Her newly published memoir, Over 30, Still Learning: Adventures of Motherhood, Online College, The Journey of Hope, and Fulfillment to Rise Out of Poverty, challenges everything we assume about educational timelines, second chances, and what success is supposed to look like.
The story begins at 17, when pregnancy led her to leave high school. What followed was not a straight line to redemption. There was no overnight transformation. Instead, there were years of responsibility, sacrifice, and quiet resilience.
At 35, she earned her GED — reclaiming a dream that had been paused for nearly two decades. Then came seven determined years of persistence, eventually enrolling in online college without professional experience, without a polished résumé, and without the traditional advantages many students rely on.
And then came the unexpected twist.
Two of her three children were already college-ready when she began her bachelor’s degree.
Learning Alongside the Next Generation
This memoir documents something rarely discussed in higher education circles: what happens when parents and children pursue degrees simultaneously.
Rather than knowledge flowing in one direction, learning moved both ways. The experience became intergenerational — a powerful exchange where discipline, vulnerability, and perseverance were modeled in real time.
She completed her bachelor’s degree the same year her youngest child graduated elementary school — a full-circle milestone that reframes education as cyclical rather than linear. Education becomes input and output. Growth becomes generational.
The book blends personal narrative with social commentary, exploring:
- The emotional weight of feeling “behind”
- The discomfort of virtual classrooms filled with younger peers
- The quiet comparisons adult learners carry
- Navigating academia without industry experience
It does not romanticize the struggle. It acknowledges self-doubt.

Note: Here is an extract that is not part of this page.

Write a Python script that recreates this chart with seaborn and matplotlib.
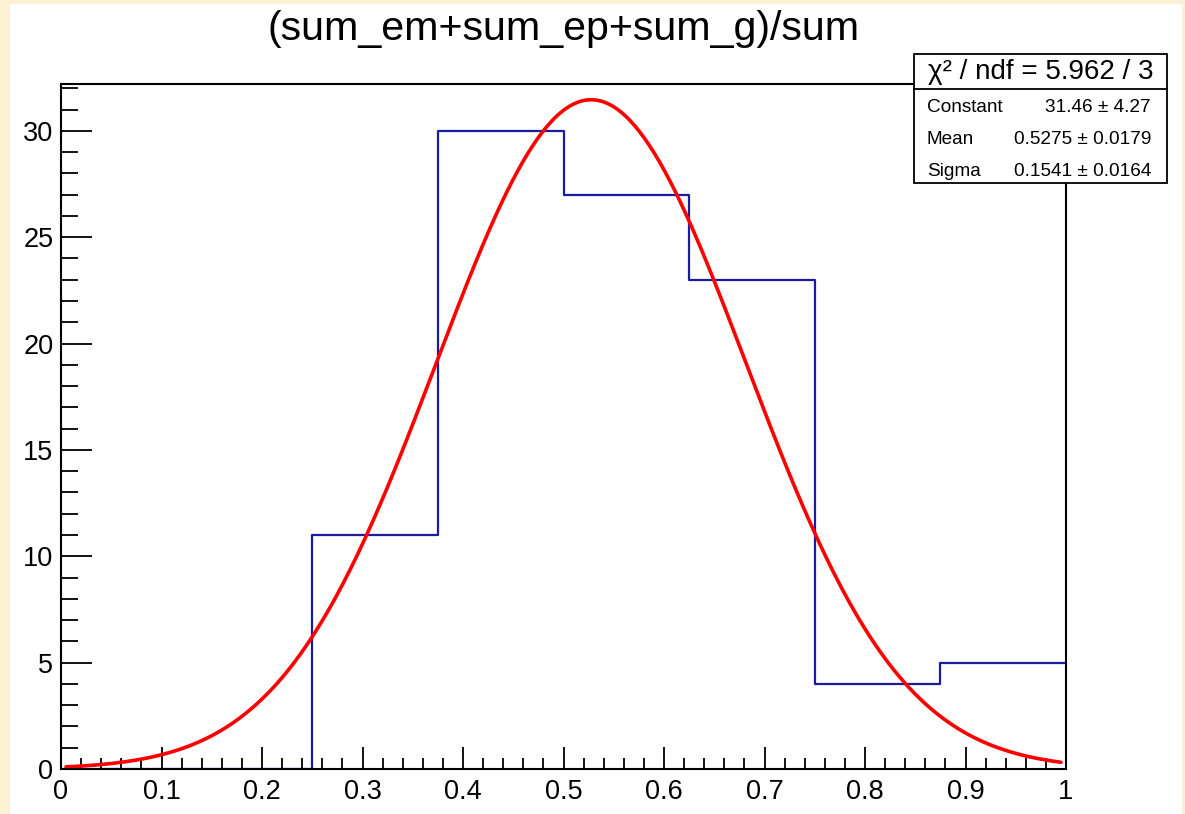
import numpy as np
import pandas as pd
import matplotlib
matplotlib.use("Agg")
import matplotlib.pyplot as plt
from matplotlib.patches import Rectangle
from matplotlib.lines import Line2D
from matplotlib.ticker import MultipleLocator, FuncFormatter
import seaborn as sns

# Histogram contents (8 bins on [0, 1])
bin_edges = [0.0, 0.125, 0.25, 0.375, 0.5, 0.625, 0.75, 0.875, 1.0]
bin_counts = [0, 0, 11, 30, 27, 23, 4, 5]

# Gaussian fit results
fit_constant = 31.46
fit_constant_err = 4.27
fit_mean = 0.5275
fit_mean_err = 0.0179
fit_sigma = 0.1541
fit_sigma_err = 0.0164
chi2 = 5.962
ndf = 3

title = "(sum_em+sum_ep+sum_g)/sum"

sns.set_theme(style="white")
plt.rcParams["font.family"] = ["Liberation Sans", "DejaVu Sans"]
plt.rcParams["text.color"] = "black"
plt.rcParams["xtick.color"] = "black"
plt.rcParams["ytick.color"] = "black"

W, H = 1185, 814
fig = plt.figure(figsize=(W / 100, H / 100), dpi=100)
fig.patch.set_facecolor("#fdf1d5")
# white canvas pad
fig.patches.append(Rectangle((10 / W, 0), (1182 - 10) / W, 1 - 4 / H,
                             transform=fig.transFigure, facecolor="white",
                             edgecolor="none", zorder=-5))

ax = fig.add_axes([61 / W, 1 - 769 / H, (1066 - 61) / W, (769 - 84) / H])
ax.set_facecolor("white")

centers = [(a + b) / 2 for a, b in zip(bin_edges[:-1], bin_edges[1:])]
df = pd.DataFrame({"x": centers, "w": bin_counts})
sns.histplot(data=df, x="x", weights="w", bins=bin_edges, element="step",
             fill=False, color="#1a1aa3", linewidth=1.6, ax=ax)

xs = np.linspace(0.005, 0.995, 400)
ys = fit_constant * np.exp(-0.5 * ((xs - fit_mean) / fit_sigma) ** 2)
sns.lineplot(x=xs, y=ys, color="#ff0000", linewidth=2.6, ax=ax)

ax.set_xlim(0, 1)
ax.set_ylim(0, 32.2)
ax.set_xlabel("")
ax.set_ylabel("")

ax.xaxis.set_major_locator(MultipleLocator(0.1))
ax.xaxis.set_minor_locator(MultipleLocator(0.02))
ax.yaxis.set_major_locator(MultipleLocator(5))
ax.yaxis.set_minor_locator(MultipleLocator(1))
ax.xaxis.set_major_formatter(FuncFormatter(lambda v, p: f"{v:g}"))
ax.yaxis.set_major_formatter(FuncFormatter(lambda v, p: f"{v:g}"))

ax.tick_params(axis="x", which="major", direction="in", length=15.5, width=1.3,
               labelsize=19.5, pad=7, colors="black")
ax.tick_params(axis="x", which="minor", direction="in", length=8, width=1.3)
ax.tick_params(axis="y", which="major", direction="in", length=22, width=1.3,
               labelsize=19.5, pad=5.5, colors="black")
ax.tick_params(axis="y", which="minor", direction="in", length=12, width=1.3)
ax.tick_params(bottom=True, left=True, top=False, right=False, which="both")

for s in ax.spines.values():
    s.set_visible(True)
    s.set_color("black")
    s.set_linewidth(1.5)

fig.text(564 / W, 1 - 29 / H, title, ha="center", va="center", fontsize=29.6,
         color="black")

# Fit statistics box
bx0, bx1 = 914 / W, 1167 / W
by_top, by_line, by_bot = 1 - 54 / H, 1 - 89 / H, 1 - 183 / H
fig.patches.append(Rectangle((bx0, by_bot), bx1 - bx0, by_top - by_bot,
                             transform=fig.transFigure, facecolor="white",
                             edgecolor="black", linewidth=1.3, zorder=5))
fig.lines.append(Line2D([bx0, bx1], [by_line, by_line], transform=fig.transFigure,
                        color="black", linewidth=1.3, zorder=6))
fig.text((bx0 + bx1) / 2, 1 - 72 / H, f"χ² / ndf = {chi2:.3f} / {ndf}",
         ha="center", va="center", fontsize=20, zorder=7)
rows = [
    ("Constant", f"{fit_constant:.2f} ± {fit_constant_err:.2f}", 108),
    ("Mean", f"{fit_mean:.4f} ± {fit_mean_err:.4f}", 140),
    ("Sigma", f"{fit_sigma:.4f} ± {fit_sigma_err:.4f}", 171),
]
for name, val, yy in rows:
    fig.text(927 / W, 1 - yy / H, name, ha="left", va="center", fontsize=13.7, zorder=7)
    fig.text(1151 / W, 1 - yy / H, val, ha="right", va="center", fontsize=13.7, zorder=7)

fig.savefig("out.png", dpi=100, facecolor=fig.get_facecolor())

It speaks honestly about starting scared.
But it firmly rejects the idea that older equals late.
Progress measured in effort rather than speed, the memoir argues, carries its own legitimacy.
Speaking to the Overlooked Student
In an educational system still largely designed for 18-year-olds moving directly from high school to college, this memoir centers a different audience:
- Mothers returning to school
- First-generation college students
- Adults who left school early
- Individuals rising out of poverty
- Women who believe their window has closed
The narrative positions age not as a liability, but as an asset — bringing discipline, lived experience, emotional intelligence, and resilience that younger students may still be developing.
Showing up as the oldest person in the room is not evidence of failure.
It is evidence of courage.
Redefining Success
What emerges from this story isn’t just individual triumph. It is a broader cultural argument about how we define success.
The memoir challenges rigid societal timelines:
Graduate by 22.
Establish a career by 30.
Be settled by 35.
Instead, it offers something more sustainable:
Start when you’re ready.
Measure growth by commitment.
Understand that education has no expiration date.
Completing coursework after putting children to bed.
Studying without a professional résumé.
Modeling perseverance in real time for the next generation.
These are achievements — even if they don’t follow conventional scripts.
Writing the Next Chapter
This journey is not finished.
The author plans to pursue a master’s degree and write a second memoir focused on entering professional spaces as the oldest intern in the room — without the polished résumé filled with industry experience that others bring.
The next project will explore the revolutionary act of starting over when society expects you to be established — and how discipline, resilience, and life experience function as professional assets, even when they don’t appear on paper.
In the end, this memoir stands as proof that timelines are optional, growth is intentional, and “too late” is often just fear disguised as fact.
Beginning at 35 isn’t late.
Starting scared is still starting.
The oldest person in the room isn’t behind.